Govt expands Dormant Assets Scheme to include pensions

The government’s Dormant Assets Scheme is to be expanded to include pensions and investments, unlocking up to £800m for use in charitable causes.

Assets held via vehicles including savings endowments, investment bonds and income drawdown will be made available for a range of UK projects through the scheme, with over £745m having already been distributed to a variety of causes using dormant assets held in banks and building societies.

The government’s announcement said funding raised through the scheme would “enable continued support of good causes, social investments and environmental initiatives”.

The scheme will always allow policyholders to claim their money back, no matter how long the fund has been deemed dormant.

The expansion of the scheme follows a four-year review, which the government said showed “widespread support for expanding the scheme from bank and building society accounts to include assets in these new sectors”.

Secretary of State for Digital, Culture, Media and Sport, Oliver Dowden, said: “Funds raised through the existing Dormant Assets Scheme have already made a huge difference to vulnerable people and communities across the UK, especially during the pandemic.

“Expanding the scheme will mean hundreds of millions more for good causes, helping us to build back stronger in the years to come.”

The announcement added that the priority of the scheme would continue to be locating and reuniting people with their financial assets.
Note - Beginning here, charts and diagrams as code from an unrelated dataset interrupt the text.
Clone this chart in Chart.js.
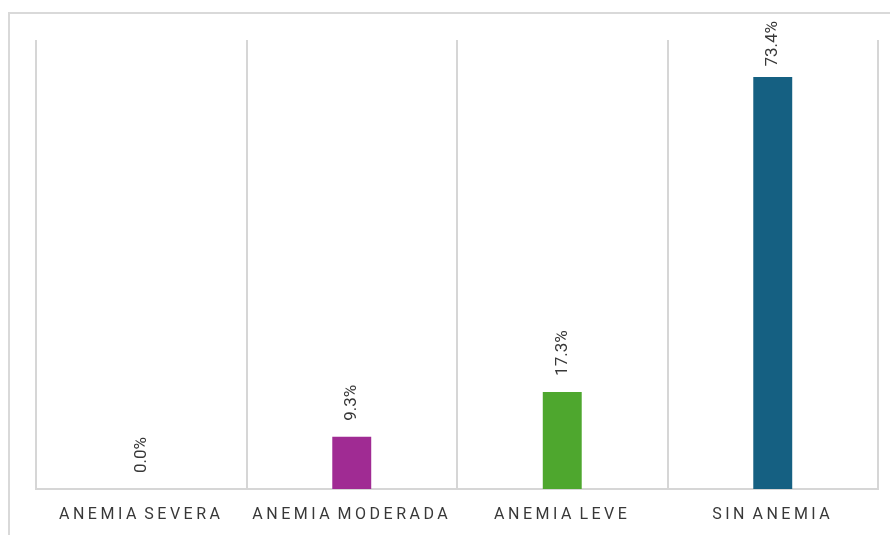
<!DOCTYPE html>
<html>
<head>
<meta charset="utf-8">
<script src="https://cdn.jsdelivr.net/npm/chart.js@4/dist/chart.umd.min.js"></script>
<style>
  html, body { margin: 0; padding: 0; background: #fff; overflow: hidden; }
  #wrap { position: relative; width: 890px; height: 535px; }
  #frame { position: absolute; left: 8px; top: 12px; width: 900px; height: 600px;
           border: 2px solid #d9d9d9; box-sizing: border-box; }
  canvas { position: absolute; left: 0; top: 0; }
</style>
</head>
<body>
<div id="wrap">
  <div id="frame"></div>
  <canvas id="anemiaChart" width="890" height="535"></canvas>
</div>
<script>
// Anemia categories and their shares (%)
const categories = ['ANEMIA SEVERA', 'ANEMIA MODERADA', 'ANEMIA LEVE', 'SIN ANEMIA'];
const percentages = [0.0, 9.3, 17.3, 73.4];
const barColors = ['#e97132', '#a02b93', '#4ea72e', '#156082'];

// draws the vertical "x.x%" labels above each bar
const valueLabels = {
    id: 'valueLabels',
    afterDatasetsDraw(chart) {
        const ctx = chart.ctx;
        const meta = chart.getDatasetMeta(0);
        ctx.save();
        ctx.font = '17px Roboto, sans-serif';
        ctx.fillStyle = '#383838';
        ctx.textAlign = 'left';
        ctx.textBaseline = 'middle';
        meta.data.forEach((bar, i) => {
            const txt = percentages[i].toFixed(1) + '%';
            const w = ctx.measureText(txt).width;
            // keep the tallest label inside the frame, like the original does
            const y = Math.max(bar.y - 16, 21 + w);
            ctx.save();
            ctx.translate(bar.x, y);
            ctx.rotate(-Math.PI / 2);
            ctx.fillText(txt, 0, 0);
            ctx.restore();
        });
        ctx.restore();
    }
};

// spaced-out capitals on the category axis
const spacedTicks = {
    id: 'spacedTicks',
    beforeDraw(chart) {
        chart.ctx.letterSpacing = '3.5px';
        chart.ctx.wordSpacing = '-3px';
    },
    beforeDatasetsDraw(chart) {
        chart.ctx.letterSpacing = '0px';
        chart.ctx.wordSpacing = '0px';
    }
};

new Chart(document.getElementById('anemiaChart'), {
    type: 'bar',
    data: {
        labels: categories,
        datasets: [{
            data: percentages,
            backgroundColor: barColors,
            borderWidth: 0,
            barPercentage: 0.185,
            categoryPercentage: 1
        }]
    },
    options: {
        responsive: false,
        animation: false,
        layout: { padding: { left: 36, right: 12, top: 40, bottom: 0 } },
        plugins: {
            legend: { display: false },
            tooltip: { enabled: false }
        },
        scales: {
            y: {
                display: false,
                min: 0,
                max: 80
            },
            x: {
                offset: true,
                afterFit(scale) { scale.height = 46; },
                grid: {
                    offset: true,
                    color: '#d6d6d6',
                    lineWidth: 2,
                    drawTicks: false
                },
                border: { color: '#d6d6d6', width: 2 },
                ticks: {
                    color: '#383838',
                    font: { family: 'Roboto', size: 16 },
                    padding: 16,
                    maxRotation: 0
                }
            }
        }
    },
    plugins: [valueLabels, spacedTicks]
});
</script>
</body>
</html>
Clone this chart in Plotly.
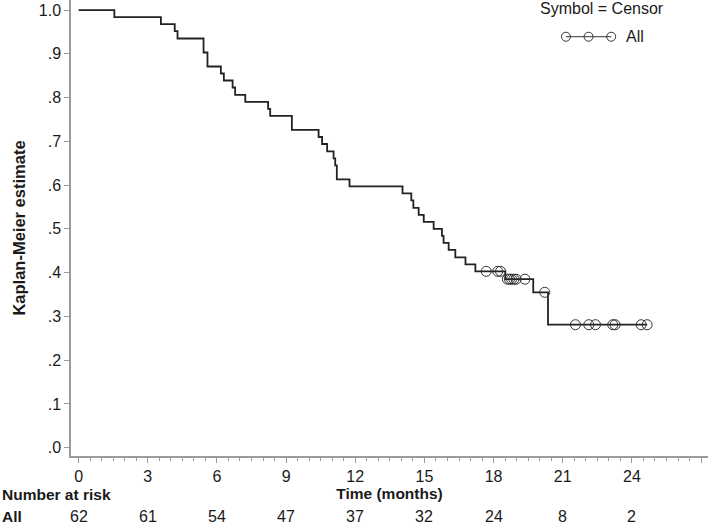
import plotly.graph_objects as go

# Kaplan-Meier step curve (time in months, survival estimate)
km_time = [0, 1.55, 3.57, 4.17, 4.29, 5.42, 5.59, 6.17, 6.30, 6.68, 6.79, 7.23, 8.22, 8.31,
           9.25, 10.41, 10.56, 10.78, 11.06, 11.13, 11.20, 11.75, 14.05, 14.43, 14.52, 14.75,
           14.97, 15.40, 15.76, 15.83, 16.05, 16.34, 16.78, 17.21, 18.51, 19.72, 20.36, 24.66]
km_surv = [1.000, 0.984, 0.968, 0.952, 0.935, 0.903, 0.871, 0.855, 0.839, 0.823, 0.806, 0.790,
           0.774, 0.758, 0.726, 0.710, 0.694, 0.677, 0.661, 0.645, 0.613, 0.597, 0.581, 0.565,
           0.548, 0.532, 0.516, 0.500, 0.484, 0.468, 0.452, 0.435, 0.419, 0.403, 0.385, 0.355,
           0.281, 0.281]

# Censored observations
censor_time = [17.68, 18.18, 18.30, 18.60, 18.69, 18.78, 18.88, 18.98, 19.36, 20.22,
               21.55, 22.13, 22.42, 23.17, 23.27, 24.40, 24.66]
censor_surv = [0.403, 0.403, 0.403, 0.385, 0.385, 0.385, 0.385, 0.385, 0.385, 0.355,
               0.281, 0.281, 0.281, 0.281, 0.281, 0.281, 0.281]

# Number at risk table
risk_time = [0, 3, 6, 9, 12, 15, 18, 21, 24]
risk_count = [62, 61, 54, 47, 37, 32, 24, 8, 2]

x_ticks = [0, 3, 6, 9, 12, 15, 18, 21, 24, 27]
y_ticks = [0, 0.1, 0.2, 0.3, 0.4, 0.5, 0.6, 0.7, 0.8, 0.9, 1.0]
y_ticktext = [".0", ".1", ".2", ".3", ".4", ".5", ".6", ".7", ".8", ".9", "1.0"]

FONT = "Liberation Sans, Arial, Helvetica, sans-serif"
TXT = "#1a1a1a"
AXC = "#9a9a9a"
FS = 16
FSB = 15.5

fig = go.Figure()
fig.add_trace(go.Scatter(x=km_time, y=km_surv, mode="lines", line_shape="hv",
                         line=dict(color="#222222", width=1.8), name="All",
                         showlegend=False, hoverinfo="x+y"))
fig.add_trace(go.Scatter(x=censor_time, y=censor_surv, mode="markers",
                         marker=dict(symbol="circle-open", size=10,
                                     color="#333333", line=dict(width=1, color="#333333")),
                         name="Censor", showlegend=False))

# Number at risk row
for t, n in zip(risk_time, risk_count):
    fig.add_annotation(x=t, y=-0.133, xref="x", yref="paper", text=str(n),
                       showarrow=False, xanchor="center", yanchor="middle",
                       font=dict(size=FS, color=TXT, family=FONT))
fig.add_annotation(x=-0.1115, y=-0.133, xref="paper", yref="paper", text="<b>All</b>",
                   showarrow=False, xanchor="left", yanchor="middle",
                   font=dict(size=FSB, color=TXT, family=FONT))
fig.add_annotation(x=-0.1115, y=-0.0855, xref="paper", yref="paper",
                   text="<b>Number at risk</b>", showarrow=False, xanchor="left",
                   yanchor="middle", font=dict(size=FSB, color=TXT, family=FONT))

# Legend (drawn)
fig.add_annotation(x=0.8336, y=0.982, xref="paper", yref="paper", text="Symbol = Censor",
                   showarrow=False, xanchor="center", yanchor="middle",
                   font=dict(size=FS, color=TXT, family=FONT))
leg_y = 0.9195
fig.add_shape(type="line", xref="paper", yref="paper", x0=0.777, x1=0.848, y0=leg_y, y1=leg_y,
              line=dict(color="#333333", width=1))
for lx in [0.777, 0.8125, 0.848]:
    fig.add_shape(type="circle", xref="paper", yref="paper", xsizemode="pixel",
                  ysizemode="pixel", xanchor=lx, yanchor=leg_y, x0=-4.5, x1=4.5,
                  y0=-4.5, y1=4.5, line=dict(color="#333333", width=1),
                  fillcolor="rgba(0,0,0,0)")
fig.add_annotation(x=0.868, y=leg_y, xref="paper", yref="paper", text="All",
                   showarrow=False, xanchor="left", yanchor="middle",
                   font=dict(size=FS, color=TXT, family=FONT))

fig.update_xaxes(range=[-0.33, 27.3], tickvals=x_ticks, ticks="outside", ticklen=5,
                 tickcolor=AXC, tickwidth=1, showline=True, linecolor=AXC, linewidth=1.5,
                 showgrid=False, zeroline=False,
                 minor=dict(dtick=0.5, ticks="outside", ticklen=3, tickcolor=AXC, tickwidth=1,
                            showgrid=False),
                 tickfont=dict(size=FS, color=TXT, family=FONT),
                 title=dict(text="<b>Time (months)</b>", standoff=4,
                            font=dict(size=FSB, color=TXT, family=FONT)))
fig.update_yaxes(range=[-0.019, 1.023], tickvals=y_ticks, ticktext=y_ticktext,
                 ticks="outside", ticklen=5, tickcolor=AXC, tickwidth=1, showline=True,
                 linecolor=AXC, linewidth=1.5, showgrid=False, zeroline=False,
                 tickfont=dict(size=FS, color=TXT, family=FONT),
                 title=dict(text="<b>Kaplan-Meier estimate</b>", standoff=9,
                            font=dict(size=16.5, color=TXT, family=FONT)))

fig.update_layout(width=709, height=525, margin=dict(l=71, r=1, t=0, b=69),
                  plot_bgcolor="white", paper_bgcolor="white", showlegend=False,
                  font=dict(family=FONT, color=TXT))

fig.write_html("out.html", config={"displayModeBar": False},
               post_script="document.body.style.margin='0';document.body.style.padding='0';")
Economic Secretary to the Treasury, John Glen, stated: “Banks and building societies across the UK are working tirelessly to reunite people with forgotten assets. But on occasions where this isn’t possible, it’s right that these funds are used to tackle some of the UK’s most pressing social and environmental challenges.

“The expansion of the scheme will mean more people are reconnected with their assets, whilst also making more money available for good causes.

AJ Bell senior analyst, Tom Selby, commented: “An estimated 1.6 million retirement pots representing £19.4bn of assets could be classified as ‘lost’ in the UK. While the industry’s priority must remain reuniting these pots with their owners, there are various circumstances where this simply won’t be possible and the assets become dormant.

“Where this is the case – and particularly given the strains placed on millions of people by coronavirus – it makes sense to put that cash to good use.”

Selby added that the £745m that had been “successfully marshalled” to pay for a variety of projects since the scheme’s launch in 2011 included “£150m which was unlocked to support the charity an voluntary sectors in May last year as part of the UK’s coronavirus response”.

He concluded: “By using dormant pensions and investments in a similar way, the Dormant Assets Scheme’s financial war chest could be boosted to the tune of £800m. This is money that could make a meaningful difference to the lives of thousands of people struggling through the pandemic.

“It is important to make clear that this is not a pensions raid of any sort. Those who hold a policy which is used as part of the Dormant Assets Scheme will always be able to claim their funds back, no matter how long it has been deemed dormant.”